Maar de Bijbel laat zien dat de zeventig jaar een periode van zware straf van God zou zijn, bedoeld voor de inwoners van Juda en Jeruzalem, die een verbond met hem hadden gesloten om hem te gehoorzamen (Exodus 19:3-6). Toen ze weigerden hun slechte gedrag op te geven, zei God: „Ik zal mijn dienaar Nebukadnessar, de koning van Babel, op dit land afsturen. Ik zal hem opzetten tegen alle inwoners hier en tegen alle volken in de omgeving” (Jeremia 25:4, 5, 8, 9, Groot Nieuws Bijbel). Hoewel ook de omringende volken zouden lijden onder Babylons overheersing, waren de verwoesting van Jeruzalem en de zeventigjarige ballingschap volgens Jeremia een straf voor „de wandaden van mijn volk”, want Jeruzalem had „zware zonden” begaan (Klaagliederen 1:8; 3:42; 4:6, De Nieuwe Bijbelvertaling).

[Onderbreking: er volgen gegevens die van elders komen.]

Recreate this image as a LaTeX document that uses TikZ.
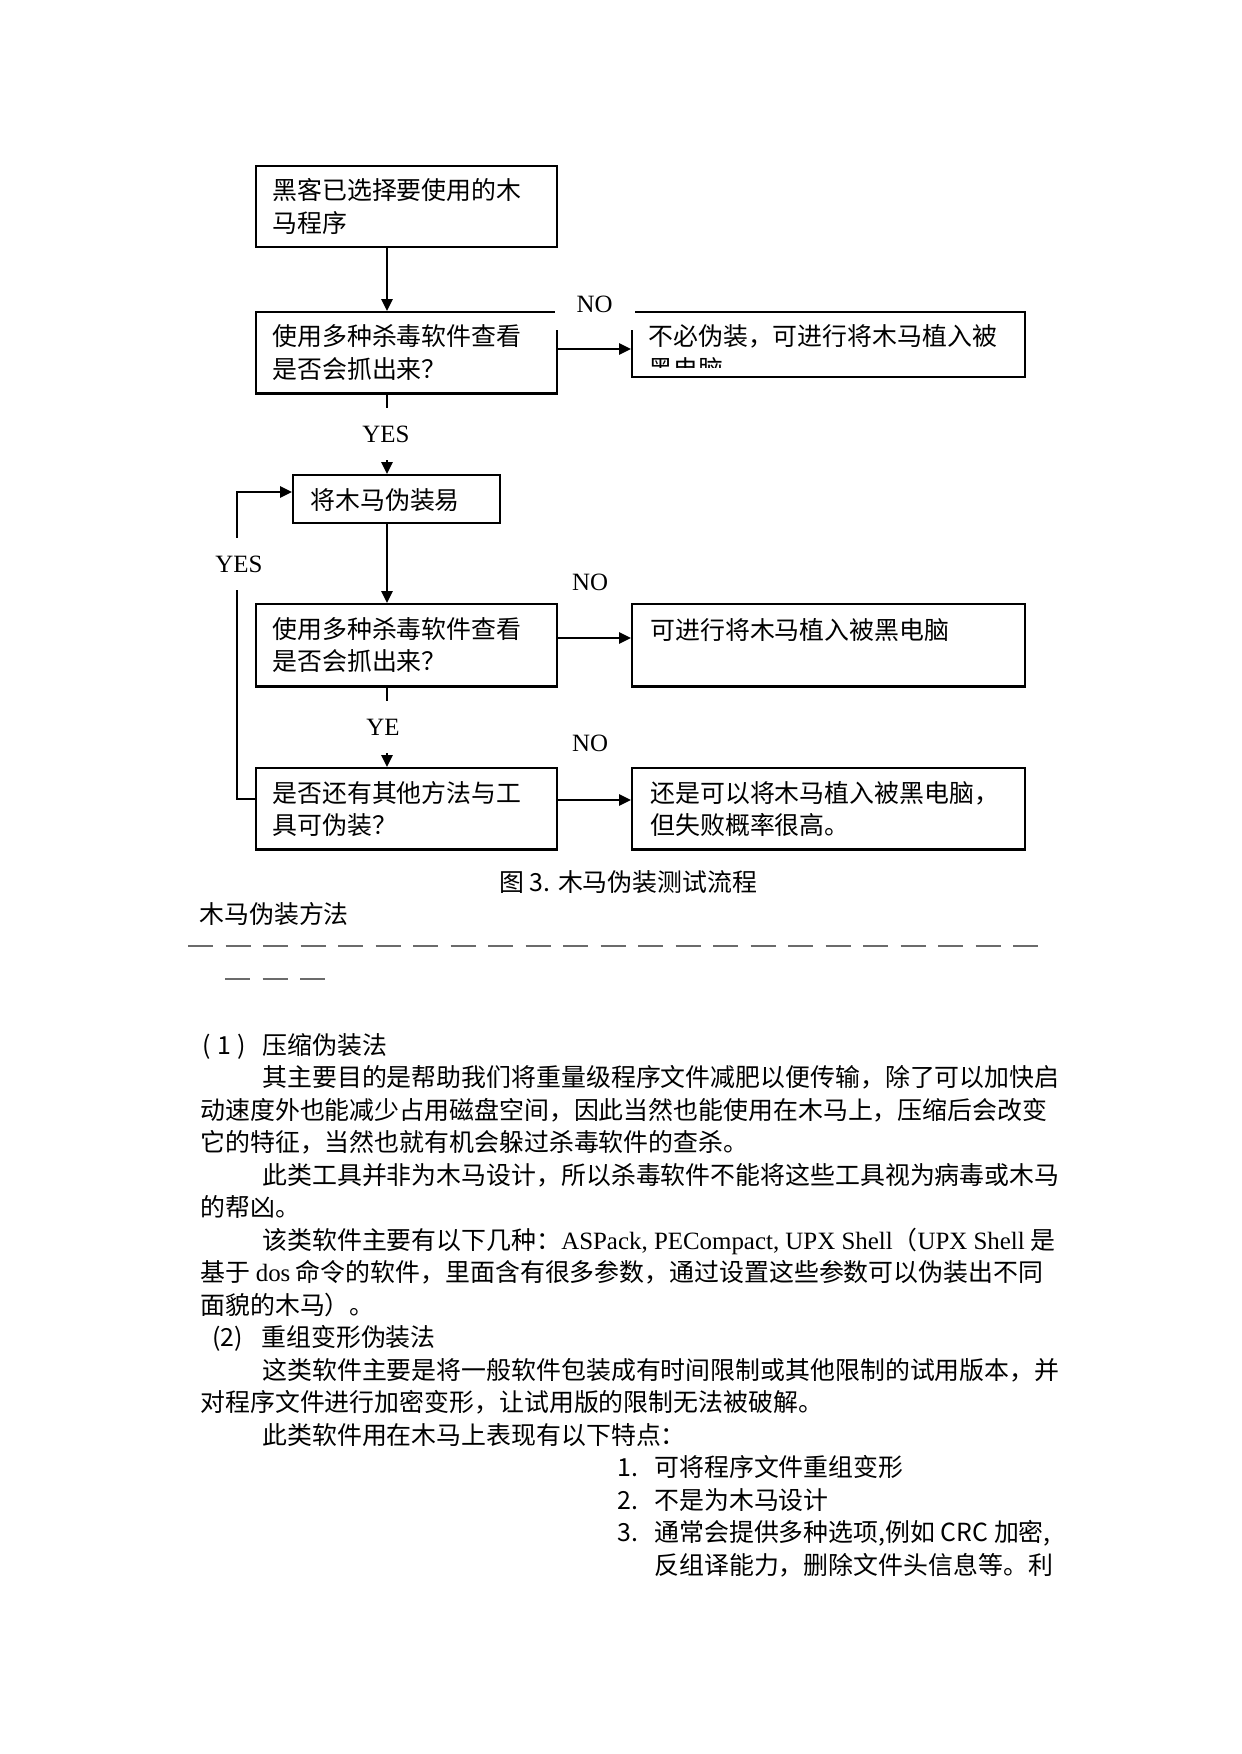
\documentclass[tikz,border=0pt]{standalone}
\usepackage{fontspec}
\setmainfont{Liberation Serif}
\newfontfamily\cjk{Noto Sans CJK SC}
\usetikzlibrary{arrows.meta}
\def\pxl{0.4818pt}
\begin{document}
\begin{tikzpicture}[x=0.4818pt, y=-0.4818pt,
  box/.style={draw, line width=0.9pt, inner sep=0pt},
  arr/.style={-{Triangle[length=5.8pt,width=5.4pt]}, line width=0.9pt},
  txt/.style={anchor=base west, inner sep=0pt, font=\cjk\fontsize{12pt}{15pt}\selectfont},
  lat/.style={inner sep=0pt, font=\rmfamily\fontsize{12pt}{15pt}\selectfont},
  lbl/.style={lat, fill=white, minimum width=80*\pxl, minimum height=52*\pxl},
  thick bottom/.style={line width=1.5pt},
  dashrow/.style={draw=black!58, line width=2*\pxl, dash pattern=on 25*\pxl off 12.5*\pxl}
]
\fill[white] (0,0) rectangle (1241,1754);
\useasboundingbox (0,0) rectangle (1241,1754);

% ---------- boxes ----------
\node[box, minimum width=301*\pxl, minimum height=81*\pxl] (b1) at (406.5,206.5) {};
\node[box, minimum width=301*\pxl, minimum height=81*\pxl] (b2) at (406.5,352.5) {};
\node[box, minimum width=393*\pxl, minimum height=65*\pxl] (b3) at (828.5,344.5) {};
\node[box, minimum width=207*\pxl, minimum height=48*\pxl] (b4) at (396.5,499) {};
\node[box, minimum width=301*\pxl, minimum height=82*\pxl] (b5) at (406.5,645) {};
\node[box, minimum width=393*\pxl, minimum height=82*\pxl] (b6) at (828.5,645) {};
\node[box, minimum width=301*\pxl, minimum height=81*\pxl] (b7) at (406.5,808.5) {};
\node[box, minimum width=393*\pxl, minimum height=81*\pxl] (b8) at (828.5,808.5) {};
\foreach \b in {b2,b5,b6,b7,b8}{\draw[thick bottom] (\b.south west) -- (\b.south east);}

% ---------- box texts ----------
\node[txt] (t1a) at (272,200) {黑客已选择要使用的木};
\node[txt] (t1b) at (272,233) {马程序};
\node[txt] (t2a) at (272,346) {使用多种杀毒软件查看};
\node[txt] (t2b) at (272,378) {是否会抓出来？};
\begin{scope}
  \clip (b3.north west) rectangle (b3.east |- 0,368);
  \node[txt] (t3a) at (648,346) {不必伪装，可进行将木马植入被};
  \node[txt] (t3b) at (648,378) {黑电脑};
\end{scope}
\node[txt] (t4) at (310,509) {将木马伪装易};
\node[txt] (t5a) at (272,638) {使用多种杀毒软件查看};
\node[txt] (t5b) at (272,670) {是否会抓出来？};
\node[txt] (t6) at (650,639) {可进行将木马植入被黑电脑};
\node[txt] (t7a) at (272,802) {是否还有其他方法与工};
\node[txt] (t7b) at (272,834) {具可伪装？};
\node[txt] (t8a) at (650,802) {还是可以将木马植入被黑电脑，};
\node[txt] (t8b) at (650,834) {但失败概率很高。};

% ---------- connectors ----------
\coordinate (vx) at (387,0);
\coordinate (r2) at (0,349);
\coordinate (r5) at (0,638);
\coordinate (r7) at (0,800);
\coordinate (lx) at (237,0);
\coordinate (lin) at (0,492);
\coordinate (lout) at (0,799);
\draw[arr] (b1.south -| vx) -- (b2.north -| vx);
\draw[arr] (b2.south -| vx) -- (b4.north -| vx);
\draw[arr] (b4.south -| vx) -- (b5.north -| vx);
\draw[arr] (b5.south -| vx) -- (b7.north -| vx);
\draw[arr] (b2.east |- r2) -- (b3.west |- r2);
\draw[arr] (b5.east |- r5) -- (b6.west |- r5);
\draw[arr] (b7.east |- r7) -- (b8.west |- r7);
\draw[arr] (b7.west |- lout) -| (lx |- lin) -- (b4.west |- lin);

% ---------- labels ----------
\node[lbl] (yes1) at (386,434) {YES};
\node[lbl] (yes2) at (239,564) {YES};
\node[lbl] (ye) at (383,727) {YE};
\node[lbl] (no1) at (594.5,304) {NO};
\node[lat] (no2) at (590,582) {NO};
\node[lat] (no3) at (590,743) {NO};

% ---------- caption and heading ----------
\node[txt] (cap) at (499,891) {图 3. 木马伪装测试流程};
\node[txt] (head) at (199,923) {木马伪装方法};
\draw[dashrow] (188,946) -- (1038,946);
\draw[dashrow] (225,979) -- (325,979);

% ---------- body ----------
\node[txt] (p1n) at (202,1054) {(\hspace{3pt}1\hspace{3pt})};
\node[txt] (p1h) at (262,1054) {压缩伪装法};
\node[txt] (l1) at (262,1086.5) {其主要目的是帮助我们将重量级程序文件减肥以便传输，除了可以加快启};
\node[txt] (l2) at (200,1119) {动速度外也能减少占用磁盘空间，因此当然也能使用在木马上，压缩后会改变};
\node[txt] (l3) at (200,1151.5) {它的特征，当然也就有机会躲过杀毒软件的查杀。};
\node[txt] (l4) at (262,1184) {此类工具并非为木马设计，所以杀毒软件不能将这些工具视为病毒或木马};
\node[txt] (l5) at (200,1216.5) {的帮凶。};
\node[txt] (l6) at (262,1249) {该类软件主要有以下几种：{\rmfamily ASPack, PECompact, UPX Shell}（{\rmfamily UPX Shell} 是};
\node[txt] (l7) at (200,1281.5) {基于 {\rmfamily dos} 命令的软件，里面含有很多参数，通过设置这些参数可以伪装出不同};
\node[txt] (l8) at (200,1314) {面貌的木马）。};
\node[txt] (p2n) at (212,1346.5) {(2)};
\node[txt] (p2h) at (261,1346.5) {重组变形伪装法};
\node[txt] (l9) at (262,1379) {这类软件主要是将一般软件包装成有时间限制或其他限制的试用版本，并};
\node[txt] (l10) at (200,1411.5) {对程序文件进行加密变形，让试用版的限制无法被破解。};
\node[txt] (l11) at (262,1444) {此类软件用在木马上表现有以下特点：};
\node[txt] (n1) at (617,1476.5) {1.};
\node[txt] (i1) at (654,1476.5) {可将程序文件重组变形};
\node[txt] (n2) at (617,1509) {2.};
\node[txt] (i2) at (654,1509) {不是为木马设计};
\node[txt] (n3) at (617,1541.5) {3.};
\node[txt] (i3) at (654,1541.5) {通常会提供多种选项,例如 CRC 加密,};
\node[txt] (i3b) at (654,1574) {反组译能力，删除文件头信息等。利};
\end{tikzpicture}
\end{document}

Volgens de Bijbel was de zeventig jaar dus een periode waarin Juda zwaar gestraft werd, en God gebruikte de Babyloniërs om die straf toe te dienen. Toch zei hij tegen de Joden: „Na zeventig jaar (...) zal ik (...) jullie weer naar Jeruzalem brengen” (Jeremia 29:10, GNB).

Wanneer begon de „zeventig jaar”?

De door God geïnspireerde geschiedschrijver Ezra, die leefde toen de zeventig jaar van Jeremia’s profetie al voorbij was, schreef over koning Nebukadnezar: „Ook voerde hij hen die aan het zwaard ontkomen waren, naar Babel, en zij werden hem en zijn zonen tot slaven, totdat het koninkrijk van Perzië de heerschappij verkreeg; — om het woord des HEREN, door Jeremia verkondigd, in vervulling te doen gaan: totdat het land zijn sabbatsjaren vergoed gekregen heeft. Al de dagen die het woest lag, heeft het gerust, om zeventig jaar vol te maken” (2 Kronieken 36:20, 21, NBG ’51).

De zeventig jaar zou dus een periode zijn waarin Juda en Jeruzalem „sabbatsjaren” vergoed kregen. Dit betekende dat het land niet bewerkt zou worden: er zou geen zaad gezaaid en geen wijngaard gesnoeid worden (Leviticus 25:1-5). Omdat Gods volk ongehoorzaam was geweest, misschien doordat ze onder andere niet alle sabbatsjaren hadden gehouden, was de straf dat hun land zeventig jaar niet bewerkt zou worden en onbewoond zou zijn (Leviticus 26:27, 32-35, 42, 43).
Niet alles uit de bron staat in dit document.